As I'm interested in printed media I thought that it would be important to do some hands on research into the most popular form of printed news - the newspaper.
I've never bought a newspaper to read or even subscribed to a magazine as I've never felt the desire to. I can get all the same jarring, anxiety inducing news for free online.
I picked up a few to browse through - The Daily Mail, The Guardian, and The Sun. The Sun was mostly full of irrelevant gossip and only really reported on the two major stories - A near fatal celebrity car crash and COVID. The Daily Mail was similar, but focused more on politics and churning out upsetting stories.
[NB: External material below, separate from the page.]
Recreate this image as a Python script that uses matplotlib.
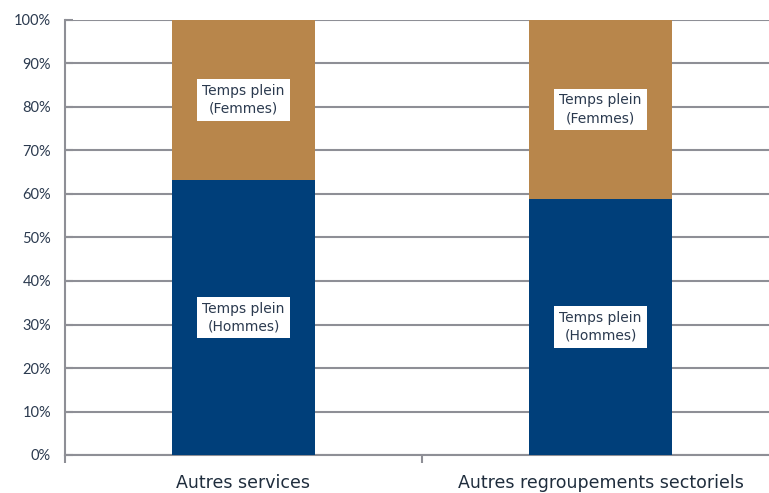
import matplotlib
matplotlib.use('Agg')
import matplotlib.pyplot as plt
from matplotlib.ticker import FixedLocator, PercentFormatter

# donnees
categories = ['Autres services', 'Autres regroupements sectoriels']
hommes = [63.2, 58.9]
femmes = [36.8, 41.1]
lab_hommes = 'Temps plein\n(Hommes)'
lab_femmes = 'Temps plein\n(Femmes)'

bleu = '#003f7a'
brun = '#b8864b'
gris = '#8e8f96'
texte = '#2b3a4f'

fig = plt.figure(figsize=(7.69, 4.93), dpi=100)
ax = fig.add_axes([65/769, 38/493, 714/769, 435/493])

x = range(len(categories))
b1 = ax.bar(x, hommes, width=0.4, color=bleu, zorder=3)
b2 = ax.bar(x, femmes, width=0.4, bottom=hommes, color=brun, zorder=3)

boite = dict(boxstyle='square,pad=0.35', fc='white', ec='none')
for i in x:
    ax.text(i, hommes[i]/2, lab_hommes, ha='center', va='center', fontsize=10,
            color=texte, bbox=boite, zorder=5, linespacing=1.35)
    ax.text(i, hommes[i] + femmes[i]/2, lab_femmes, ha='center', va='center', fontsize=10,
            color=texte, bbox=boite, zorder=5, linespacing=1.35)

ax.set_xlim(-0.5, 1.5)
ax.set_ylim(0, 100)
ax.set_yticks(range(0, 101, 10))
ax.yaxis.set_major_formatter(PercentFormatter(decimals=0))
ax.grid(axis='y', color=gris, linewidth=1.5, zorder=0)
ax.set_xticks(list(x))
ax.set_xticklabels(categories, fontsize=12.5, color='#1f2d3d')
ax.tick_params(axis='x', length=0, pad=14)
ax.xaxis.set_minor_locator(FixedLocator([-0.5, 0.5, 1.5]))
ax.tick_params(axis='x', which='minor', length=6, width=1.5, color=gris)
ax.tick_params(axis='y', length=6, width=1.5, color=gris, direction='in', labelsize=10.5,
               labelcolor=texte, pad=10)
for s in ['top', 'right']:
    ax.spines[s].set_visible(False)
for s in ['left', 'bottom']:
    ax.spines[s].set_color(gris)
    ax.spines[s].set_linewidth(1.5)

for t in ax.get_yticklabels():
    t.set_family('Lato')

fig.savefig('out.png', dpi=100)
Surprisingly, the Guardian was the most 'uplifting' (on the whole I wouldn't call it that, but out of the choice of three). It had different sections for Arts and Culture, Lifestyle - which included health and wellbeing. This is positive, but within the masses of negative news, it feels really small.
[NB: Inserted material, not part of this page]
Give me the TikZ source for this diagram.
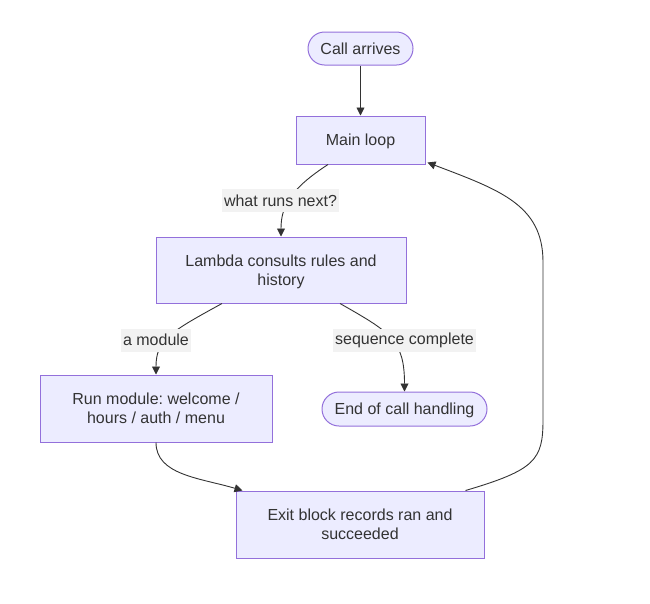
\documentclass[tikz,border=0pt]{standalone}
\usepackage{fontspec}
\setmainfont{Liberation Sans}
\usetikzlibrary{arrows.meta,calc}
\definecolor{nodefill}{HTML}{ECECFF}
\definecolor{nodeborder}{HTML}{9370DB}
\definecolor{txt}{HTML}{333333}
\definecolor{edgecol}{HTML}{333333}
\definecolor{lblbg}{HTML}{F2F2F2}
\frenchspacing
\begin{document}
\begin{tikzpicture}[x=1pt,y=-1pt,
  box/.style={draw=nodeborder,fill=nodefill,line width=1pt,text=txt,align=center,inner sep=0pt,text depth=0pt,font=\fontsize{16}{19}\selectfont},
  stadium/.style={box,rounded corners=16.5pt},
  lbl/.style={fill=lblbg,text=txt,inner sep=0pt,minimum height=23pt,font=\fontsize{16}{19}\selectfont},
  conn/.style={draw=edgecol,line width=0.9pt,-{Triangle[length=8pt,width=8pt]}}]
\useasboundingbox (0,0) rectangle (650,603);
\node[stadium,minimum width=105pt,minimum height=33pt] (call) at (360.5,48.5) {Call arrives};
\node[box,minimum width=129pt,minimum height=48pt] (main) at (360.5,140) {Main loop};
\node[box,minimum width=250pt,minimum height=66pt] (lambda) at (281,270) {Lambda consults rules and\\history};
\node[box,minimum width=232pt,minimum height=67pt] (run) at (156,408.5) {Run module: welcome /\\hours / auth / menu};
\node[stadium,minimum width=165pt,minimum height=34pt,rounded corners=17pt] (endn) at (404.5,409) {End of call handling};
\node[box,minimum width=248pt,minimum height=67pt] (exit) at (360,524.5) {Exit block records ran and\\succeeded};

\draw[conn] (call.south) -- (main.north);
\draw[conn] ($(main.south)+(-32.5,0)$) .. controls (292,188) and (281,205) .. (lambda.north);
\draw[conn] ($(lambda.south)+(-59,0)$) .. controls (170,332) and (156,340) .. (run.north);
\draw[conn] ($(lambda.south)+(59,0)$) .. controls (390,332) and (404.5,340) .. (endn.north);
\draw[conn] (run.south) .. controls (156,475) and (200,478) .. ($(exit.north west)+(7,0)$);
\draw[conn] ($(exit.north east)+(-19,0)$) .. controls (535,470) and (543,460) .. (543,420) -- (543,262) .. controls (543,205) and (500,190) .. ($(main.south east)+(2,-2)$);

\node[lbl,minimum width=117pt] (l1) at (280.5,200.5) {what runs next?};
\node[lbl,minimum width=70pt] (l2) at (156,340) {a module};
\node[lbl,minimum width=143pt] (l3) at (404.5,340) {sequence complete};
\end{tikzpicture}
\end{document}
Furthermore, the physicality of the papers further pushed this idea that they are full of negativity - grey, flimsy, unsaturated, transparent, bulky and oversized. They're not nice publications to hold or look through. The way that you're forced to flip the pages is obnoxious and aggressive. It's almost impossible to look through one with care. I suppose this is because they're made to be discarded, but the end product results in something that is lacking in care when it comes to the experience of reading it.